Psalm 136

Praise Adonai; for God is good, God’s steadfast love is eternal. (136:1)

An honest theology acknowledges that God, creator of a world in which both good and bad happen to every person, perforce must be the cause of both good and bad things. As Detero-Isaiah says, “I form light and create darkness, I make peace and create evil.” (45:7) Nonetheless, we also tend to believe that ultimately, the sum of our life experience, with all of its trials and travails, is beneficial. To put it another way, better to be born than never to have existed. Despite the suffering that we experience, the majority of our lives are pleasant, enjoyable, fulfilling, and peaceful. For this, we should be thankful.

The lesson embodied in this verse is to be grateful for the good, even if the good is not complete. Do not be the kind of person who looks for what is missing. There is always something missing. You can always find the imperfection if you look hard enough. If you are the kind of person who does this, ask yourself why you have this compulsive need to find the faults. If you choose, you can be the kind of person who looks at a bad situation and finds something positive. What lesson can I learn from this difficult situation? How can it make me a better person? How can I avoid getting entangled in this difficulty in the future?

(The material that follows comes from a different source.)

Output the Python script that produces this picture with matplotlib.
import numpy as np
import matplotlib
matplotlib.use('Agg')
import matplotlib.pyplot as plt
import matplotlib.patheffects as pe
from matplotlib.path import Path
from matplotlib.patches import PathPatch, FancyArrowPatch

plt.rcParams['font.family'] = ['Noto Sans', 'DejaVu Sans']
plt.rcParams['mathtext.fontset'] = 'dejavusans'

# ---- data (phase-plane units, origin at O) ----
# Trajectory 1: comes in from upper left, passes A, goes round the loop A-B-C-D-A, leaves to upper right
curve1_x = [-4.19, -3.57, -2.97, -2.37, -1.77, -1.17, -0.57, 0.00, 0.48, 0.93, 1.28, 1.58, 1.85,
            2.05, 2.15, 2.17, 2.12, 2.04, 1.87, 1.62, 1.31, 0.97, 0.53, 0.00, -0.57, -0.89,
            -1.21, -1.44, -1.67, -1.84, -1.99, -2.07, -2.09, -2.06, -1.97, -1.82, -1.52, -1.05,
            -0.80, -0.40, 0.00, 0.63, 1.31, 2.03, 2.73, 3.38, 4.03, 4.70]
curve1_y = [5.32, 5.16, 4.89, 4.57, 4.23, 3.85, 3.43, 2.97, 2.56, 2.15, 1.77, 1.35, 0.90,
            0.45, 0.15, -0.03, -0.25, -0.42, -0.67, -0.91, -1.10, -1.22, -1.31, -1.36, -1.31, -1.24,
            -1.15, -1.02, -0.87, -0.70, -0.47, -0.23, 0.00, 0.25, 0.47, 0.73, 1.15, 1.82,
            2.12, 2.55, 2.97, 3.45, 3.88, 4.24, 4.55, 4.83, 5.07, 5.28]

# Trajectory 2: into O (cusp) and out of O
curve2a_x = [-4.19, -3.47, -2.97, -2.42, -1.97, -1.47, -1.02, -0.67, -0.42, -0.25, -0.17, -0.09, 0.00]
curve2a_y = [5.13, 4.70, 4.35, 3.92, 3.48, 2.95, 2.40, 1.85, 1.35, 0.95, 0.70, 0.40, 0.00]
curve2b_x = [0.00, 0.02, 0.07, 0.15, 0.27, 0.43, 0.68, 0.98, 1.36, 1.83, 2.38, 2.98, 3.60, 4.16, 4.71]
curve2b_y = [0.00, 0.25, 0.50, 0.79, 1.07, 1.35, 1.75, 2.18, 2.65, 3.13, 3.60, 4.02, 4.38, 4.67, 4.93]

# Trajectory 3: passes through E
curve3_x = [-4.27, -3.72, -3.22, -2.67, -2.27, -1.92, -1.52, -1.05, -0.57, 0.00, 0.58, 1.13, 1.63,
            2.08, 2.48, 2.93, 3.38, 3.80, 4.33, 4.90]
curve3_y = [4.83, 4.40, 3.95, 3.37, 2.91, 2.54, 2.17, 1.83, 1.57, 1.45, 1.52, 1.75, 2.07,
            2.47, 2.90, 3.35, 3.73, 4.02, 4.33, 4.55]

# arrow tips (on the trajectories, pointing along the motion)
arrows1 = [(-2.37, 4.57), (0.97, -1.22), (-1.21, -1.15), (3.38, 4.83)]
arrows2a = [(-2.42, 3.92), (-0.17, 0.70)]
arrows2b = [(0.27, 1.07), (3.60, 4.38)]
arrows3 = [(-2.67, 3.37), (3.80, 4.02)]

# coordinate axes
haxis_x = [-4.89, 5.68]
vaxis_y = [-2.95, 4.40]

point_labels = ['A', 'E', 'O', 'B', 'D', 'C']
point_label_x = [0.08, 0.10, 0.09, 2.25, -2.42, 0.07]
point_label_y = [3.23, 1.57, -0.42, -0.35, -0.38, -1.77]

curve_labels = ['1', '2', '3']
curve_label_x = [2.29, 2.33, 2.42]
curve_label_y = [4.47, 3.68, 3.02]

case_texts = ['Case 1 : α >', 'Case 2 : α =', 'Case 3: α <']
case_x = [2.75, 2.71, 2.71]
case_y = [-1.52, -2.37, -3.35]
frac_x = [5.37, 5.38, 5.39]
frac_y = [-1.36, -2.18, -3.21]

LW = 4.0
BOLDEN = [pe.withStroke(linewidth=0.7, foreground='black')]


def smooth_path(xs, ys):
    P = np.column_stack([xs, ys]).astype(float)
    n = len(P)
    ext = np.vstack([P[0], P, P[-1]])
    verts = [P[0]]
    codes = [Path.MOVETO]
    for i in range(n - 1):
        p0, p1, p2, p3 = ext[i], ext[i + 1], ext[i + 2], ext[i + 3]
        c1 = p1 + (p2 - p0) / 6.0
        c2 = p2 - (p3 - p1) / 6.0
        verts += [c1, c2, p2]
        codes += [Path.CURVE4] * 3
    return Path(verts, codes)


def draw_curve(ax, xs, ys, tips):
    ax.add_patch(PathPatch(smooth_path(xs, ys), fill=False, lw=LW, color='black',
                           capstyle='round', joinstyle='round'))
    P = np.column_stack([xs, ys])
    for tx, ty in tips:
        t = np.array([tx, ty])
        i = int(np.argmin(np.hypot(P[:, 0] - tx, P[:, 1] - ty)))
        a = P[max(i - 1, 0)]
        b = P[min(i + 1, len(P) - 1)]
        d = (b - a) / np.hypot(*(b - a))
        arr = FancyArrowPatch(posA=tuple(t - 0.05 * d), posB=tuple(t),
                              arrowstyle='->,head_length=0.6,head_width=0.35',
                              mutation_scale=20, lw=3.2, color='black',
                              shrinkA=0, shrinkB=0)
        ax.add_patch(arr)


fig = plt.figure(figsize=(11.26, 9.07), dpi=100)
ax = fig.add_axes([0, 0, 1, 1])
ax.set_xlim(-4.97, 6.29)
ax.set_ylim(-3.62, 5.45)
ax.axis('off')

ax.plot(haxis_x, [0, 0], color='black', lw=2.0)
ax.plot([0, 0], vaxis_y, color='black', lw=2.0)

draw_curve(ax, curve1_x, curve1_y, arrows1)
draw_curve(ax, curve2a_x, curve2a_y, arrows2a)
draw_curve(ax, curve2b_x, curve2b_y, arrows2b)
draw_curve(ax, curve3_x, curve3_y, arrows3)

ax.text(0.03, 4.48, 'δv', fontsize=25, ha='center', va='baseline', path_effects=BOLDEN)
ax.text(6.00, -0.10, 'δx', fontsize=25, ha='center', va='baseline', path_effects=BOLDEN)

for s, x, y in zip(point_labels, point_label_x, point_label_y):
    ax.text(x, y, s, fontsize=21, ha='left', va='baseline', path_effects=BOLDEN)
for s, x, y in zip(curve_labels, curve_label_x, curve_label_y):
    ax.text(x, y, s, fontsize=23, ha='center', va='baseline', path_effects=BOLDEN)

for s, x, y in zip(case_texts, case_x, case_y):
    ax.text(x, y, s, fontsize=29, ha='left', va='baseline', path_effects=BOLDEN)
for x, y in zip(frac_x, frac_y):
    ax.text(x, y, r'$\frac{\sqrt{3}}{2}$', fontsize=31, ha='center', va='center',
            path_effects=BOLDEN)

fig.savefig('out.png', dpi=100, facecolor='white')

Who would you rather spend time with – the person who finds the silver lining in the storm clouds, or the person who obsesses about the one cloud on an otherwise perfectly sunny day?

2 thoughts on “Psalm 136

  1. I feel great sorrow for the 40,000,000 babies aborted over the last 40 years in the United States who never knew life. As you say, “To put it another way, better to be born than never to have existed.”

    Where was the babies’ right to choose?


    • This isn’t the place for a full discussion of a Jewish view of abortion, so let me just note that with respect to abortion, halakha is not based on rights. I don’t know exactly what rights means in a Jewish or legal context for a unborn child. The halakha of abortion is based on preserving life and maintaining health, and a belief that the mother’s life takes precedence over the life in utero.